[Task requirements]
Repeat exactly the lines running from the first line of the data to the line containing "x_end = 15 + (W - (X0PX + 15 * XS)) / XS", both ends included, and nothing else; drop the pictures.

═══ Dataset section ═══

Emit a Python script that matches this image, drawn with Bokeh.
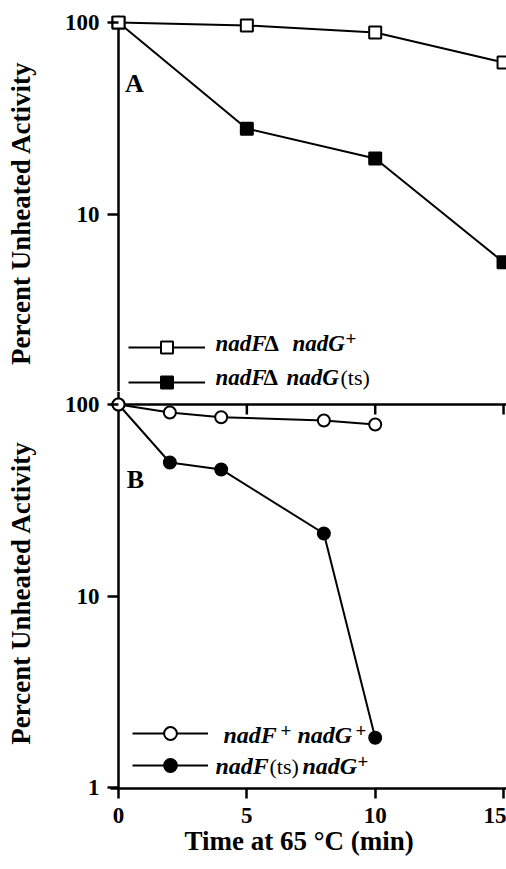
import math
from bokeh.plotting import figure
from bokeh.layouts import column
from bokeh.models import Range1d, FixedTicker, Span, Label, Legend, LegendItem
from bokeh.core.properties import value
from bokeh.embed import file_html
from bokeh.resources import INLINE

# ---------------- data ----------------
time_a = [0, 5, 10, 15]
pct_a_wt = [100, 96.5, 88.7, 61.8]      # nadFΔ nadG+  (open squares)
pct_a_ts = [100, 27.9, 19.5, 5.6]       # nadFΔ nadG(ts) (filled squares)
time_b = [0, 2, 4, 8, 10]
pct_b_wt = [100, 90.8, 85.8, 82.5, 78.6]   # nadF+ nadG+ (open circles)
pct_b_ts = [100, 49.8, 45.8, 21.2, 1.82]   # nadF(ts) nadG+ (filled circles)
x_ticks = [0, 5, 10, 15]
y_ticks_a = [10, 100]
y_ticks_b = [1, 10, 100]
y_title = "Percent Unheated Activity"
x_title = "Time at 65 °C (min)"

# ---------------- geometry (page px) ----------------
FONT = "Liberation Serif"
W = 506
FL = 110                 # frame left
X0PX, XS = 118, 25.67    # px of t = 0, px per minute
DEC = 191.5              # px per decade
A_TOP, A_BOT, A_100 = 15, 391, 22
B_TOP, B_BOT, B_100 = 391, 788, 404
H_TOTAL = 866
BASE_FIX = 0.36          # anchor sits this many em above the drawn baseline

x_start = -(X0PX - FL) / XS
x_end = 15 + (W - (X0PX + 15 * XS)) / XS


def yrange(top, bot, p100):
    return Range1d(10 ** (2 - (bot - p100) / DEC), 10 ** (2 + (p100 - top) / DEC))


def style_yaxis(p, ticks, label):
    ya = p.yaxis[0]
    ya.ticker = FixedTicker(ticks=ticks)
    ya.major_label_overrides = {t: str(t) for t in ticks}
    ya.axis_line_color = None
    ya.major_tick_line_width = 2.5
    ya.major_tick_line_color = "black"
    ya.major_tick_in = 8
    ya.major_tick_out = 3
    ya.minor_tick_line_color = None
    ya.major_label_text_font = FONT
    ya.major_label_text_font_style = "bold"
    ya.major_label_text_font_size = "23px"
    ya.major_label_text_color = "black"
    ya.major_label_standoff = 8
    ya.axis_label = label
    ya.axis_label_text_font = FONT
    ya.axis_label_text_font_style = "bold"
    ya.axis_label_text_font_size = "27px"
    ya.axis_label_text_color = "black"
    ya.axis_label_standoff = 26


def base(p):
    p.xgrid.visible = False
    p.ygrid.visible = False
    p.outline_line_color = None
    p.background_fill_color = "white"
    p.border_fill_color = "white"
    p.add_layout(Span(location=0, dimension="height", line_width=2.5,
                      line_color="black", level="underlay"))


def lab(p, fb, text, px, py, size, style="bold", align="left"):
    # py is the wanted baseline on the page
    p.add_layout(Label(x=px - FL, y=fb - (py - BASE_FIX * size),
                       x_units="screen", y_units="screen", text=text,
                       text_font=FONT, text_font_size=f"{size}px",
                       text_font_style=style, text_align=align,
                       text_baseline="alphabetic", text_color="black"))


def legend(p, fb, items, left, bottom, gw, gh, spacing):
    lg = Legend(items=[LegendItem(label=value(""), renderers=r) for r in items],
                location=(left - FL, fb - bottom), glyph_width=gw,
                glyph_height=gh, spacing=spacing, padding=0, margin=0,
                border_line_color=None, background_fill_alpha=0,
                label_text_font_size="1px", label_standoff=0,
                label_width=1, label_height=1)
    p.add_layout(lg)


# ---------------- panel A ----------------
pa = figure(width=W, height=A_BOT, x_range=Range1d(x_start, x_end),
            y_range=yrange(A_TOP, A_BOT, A_100), y_axis_type="log",
            x_axis_location=None, output_backend="svg", toolbar_location=None,
            min_border_left=FL, min_border_right=0, min_border_top=A_TOP,
            min_border_bottom=0)
base(pa)
style_yaxis(pa, y_ticks_a, y_title + "\u2002\u2009")

la2 = pa.line(time_a, pct_a_ts, line_width=2, color="black")
sa2 = pa.scatter(time_a, pct_a_ts, marker="square", size=12,
                 fill_color="black", line_color="black", line_width=2)
la1 = pa.line(time_a, pct_a_wt, line_width=2, color="black")
sa1 = pa.scatter(time_a, pct_a_wt, marker="square", size=12,
                 fill_color="white", line_color="black", line_width=2)

legend(pa, A_BOT, [[la1, sa1], [la2, sa2]], 128, 397, 77, 30, 5)
lab(pa, A_BOT, "A", 134, 92, 26, align="center")
lab(pa, A_BOT, "nadF", 215, 351, 23, style="bold italic")
lab(pa, A_BOT, "Δ", 264, 351, 23)
lab(pa, A_BOT, "nadG", 292, 351, 23, style="bold italic")
lab(pa, A_BOT, "+", 345, 345, 19)
lab(pa, A_BOT, "nadF", 215, 385, 23, style="bold italic")
lab(pa, A_BOT, "Δ", 263, 385, 23)
lab(pa, A_BOT, "nadG", 286, 385, 23, style="bold italic")
lab(pa, A_BOT, "(ts)", 340, 385, 22, style="normal")

# ---------------- panel B ----------------
pb = figure(width=W, height=H_TOTAL - B_TOP, x_range=Range1d(x_start, x_end),
            y_range=yrange(B_TOP, B_BOT, B_100), y_axis_type="log",
            output_backend="svg", toolbar_location=None,
            min_border_left=FL, min_border_right=0, min_border_top=0,
            min_border_bottom=H_TOTAL - B_BOT)
base(pb)
style_yaxis(pb, y_ticks_b, y_title + "\u2009")

xa = pb.xaxis[0]
xa.ticker = FixedTicker(ticks=x_ticks)
xa.major_label_overrides = {t: str(t) for t in x_ticks}
xa.axis_line_width = 2.5
xa.axis_line_color = "black"
xa.major_tick_line_width = 2.5
xa.major_tick_line_color = "black"
xa.major_tick_out = 10
xa.major_tick_in = 0
xa.minor_tick_line_color = None
xa.major_label_text_font = FONT
xa.major_label_text_font_style = "bold"
xa.major_label_text_font_size = "23px"
xa.major_label_text_color = "black"
xa.major_label_standoff = 9
xa.axis_label = x_title + "\u2002\u2009"
xa.axis_label_text_font = FONT
xa.axis_label_text_font_style = "bold"
xa.axis_label_text_font_size = "27px"
xa.axis_label_text_color = "black"
xa.axis_label_standoff = 0

# boundary between the panels (panel A's time axis)
pb.add_layout(Span(location=100, dimension="width", line_width=2.5,
                   line_color="black", level="underlay"))
pb.ray(x=x_ticks[1:], y=[100] * 3, length=10, length_units="screen",
       angle=-math.pi / 2, line_width=2.5, line_color="black")

lb2 = pb.line(time_b, pct_b_ts, line_width=2, color="black")
sb2 = pb.scatter(time_b, pct_b_ts, marker="circle", size=12,
                 fill_color="black", line_color="black", line_width=2)
lb1 = pb.line(time_b, pct_b_wt, line_width=2, color="black")
sb1 = pb.scatter(time_b, pct_b_wt, marker="circle", size=12,
                 fill_color="white", line_color="black", line_width=2)

legend(pb, B_BOT, [[lb1, sb1], [lb2, sb2]], 132, 781, 76, 32, 0)
lab(pb, B_BOT, "B", 135, 488, 26, align="center")
lab(pb, B_BOT, "nadF", 223, 743, 24, style="bold italic")
lab(pb, B_BOT, "+", 280, 737, 19)
lab(pb, B_BOT, "nadG", 297, 743, 24, style="bold italic")
lab(pb, B_BOT, "+", 355, 737, 19)
lab(pb, B_BOT, "nadF", 215, 774, 24, style="bold italic")
lab(pb, B_BOT, "(ts)", 269, 774, 22, style="normal")
lab(pb, B_BOT, "nadG", 302, 774, 24, style="bold italic")
lab(pb, B_BOT, "+", 357, 768, 19)

layout = column(pa, pb, spacing=0)
open("out.html", "w").write(file_html(layout, INLINE))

═══

[Solution below]
Emit a Python script that matches this image, drawn with Bokeh.
import math
from bokeh.plotting import figure
from bokeh.layouts import column
from bokeh.models import Range1d, FixedTicker, Span, Label, Legend, LegendItem
from bokeh.core.properties import value
from bokeh.embed import file_html
from bokeh.resources import INLINE

# ---------------- data ----------------
time_a = [0, 5, 10, 15]
pct_a_wt = [100, 96.5, 88.7, 61.8]      # nadFΔ nadG+  (open squares)
pct_a_ts = [100, 27.9, 19.5, 5.6]       # nadFΔ nadG(ts) (filled squares)
time_b = [0, 2, 4, 8, 10]
pct_b_wt = [100, 90.8, 85.8, 82.5, 78.6]   # nadF+ nadG+ (open circles)
pct_b_ts = [100, 49.8, 45.8, 21.2, 1.82]   # nadF(ts) nadG+ (filled circles)
x_ticks = [0, 5, 10, 15]
y_ticks_a = [10, 100]
y_ticks_b = [1, 10, 100]
y_title = "Percent Unheated Activity"
x_title = "Time at 65 °C (min)"

# ---------------- geometry (page px) ----------------
FONT = "Liberation Serif"
W = 506
FL = 110                 # frame left
X0PX, XS = 118, 25.67    # px of t = 0, px per minute
DEC = 191.5              # px per decade
A_TOP, A_BOT, A_100 = 15, 391, 22
B_TOP, B_BOT, B_100 = 391, 788, 404
H_TOTAL = 866
BASE_FIX = 0.36          # anchor sits this many em above the drawn baseline

x_start = -(X0PX - FL) / XS
x_end = 15 + (W - (X0PX + 15 * XS)) / XS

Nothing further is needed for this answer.